Are Electric Cars Not Better?
While the positive public perception of electric vehicles has been increasing over the past few years, the logic behind them is exactly the same as the renewable electricity generation example we discussed earlier.
My favourite line for electric cars is “well when I go for a drive I don’t harm the environment”… well I am sorry to say but that is simply not the case. In fact, you couldn’t be further from reality.
Again think of the life-cycle analysis of an electric car. Yes considering the actual drive from A to B is not doing the same damage as a traditional diesel engine, however, as we discovered earlier, looking at the overall picture will produce the reality of the claims. So let’s think about the key stages of electric car production that all require energy…
- Mining for expensive metals like Lithium and gold.
- Manufacturing infrastructure to build car batteries.
- Manufacturing the materials and comments of a vehicle i.e., bodywork, interior, electronics etc.
- Testing and safety simulations.
- Distribution of vehicles
- Electricity required to change vehicles.

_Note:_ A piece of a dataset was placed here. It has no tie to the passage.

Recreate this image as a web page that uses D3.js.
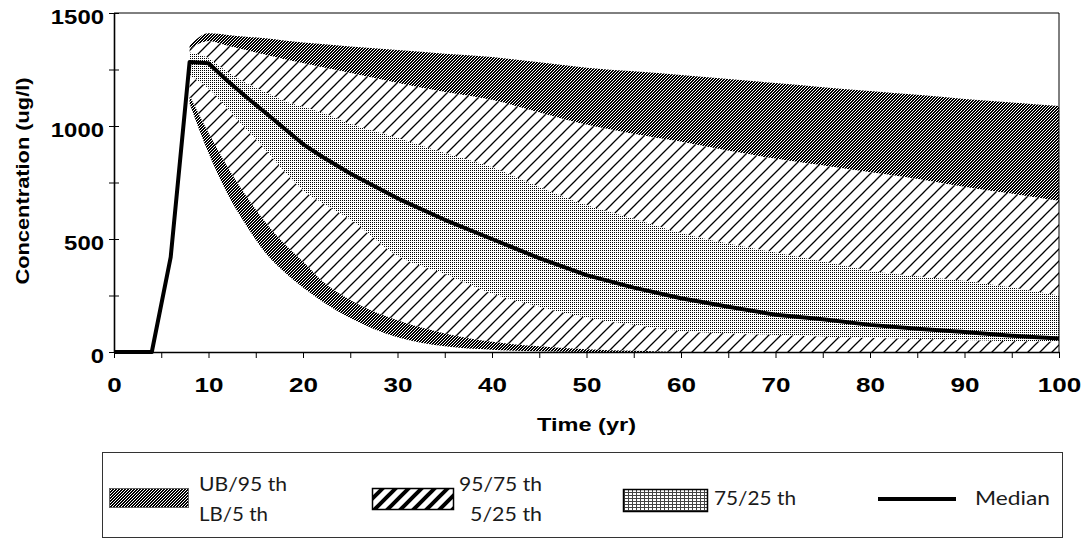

- Maintenance and infrastructure are needed to service these vehicles.
- Decommissioning and recycling of parts.
Now let’s ask the question again, is electric vehicles as environmentally friendly as they first appeared to be? Of course not, especially now we have looked at the bigger picture. Granted there are fewer emissions as the vehicle is used on a daily basis, but this is based on a comparison from the vehicle itself. To get a true indication, think about the energy requirements to generate the electricity in the first place, then that will be the emissions of your electric vehicle. Crazy right!
To anyone that drives an electric vehicle, don’t be too judgemental and condescending to the ones driving petrol or diesel cars. Make sure you are fully aware of the reality of emissions coming from your electric vehicle first!
What Other Options Are Available?
Sticking with the electric vehicle example there is an obvious and easier solution to combat the emissions issue. As we mentioned previously a potential renewable energy source is biomass. Now biomass comes in a variety of ways, ranging from woodchip to organic waste, and microalgae.
Microalgae have the ability to produce lipids which are essentially fats that can be converted into biofuel and used as a replacement for traditional diesel. Now microalgae have huge potential in both producing sustainable energy while at the same time capturing carbon.
Rather than trying to eradicate all combustion engines and replace them all with electric motors, why not keep the existing infrastructure we have and supplement it with an environmentally friendlier alternative fuel source. This would have huge benefits in a huge range of aspects across the life-cycle analysis.
The process to produce biofuel is much more environmentally friendly compared to the electric generation technology from wind or solar, and this is backed by the life-cycle analysis.
Let’s consider the implication of using biofuel instead of electric vehicles. We already know the associated points with electric vehicles, let’s compare the biofuel points…
Biofuel uses existing vehicles, therefore, reducing the infrastructure required to recycle them. Mining for previous and essential elements is significantly reduced by keeping combustion engines. The CO2 emitted by biofuel will be consumed by microalgae when producing biofuel, resulting in a carbon-neutral process. Significantly less infrastructure is required to produce biofuel compared to producing renewable electricity, as retrofitted existing refineries could provide the infrastructure. There are so more other benefits to this technology!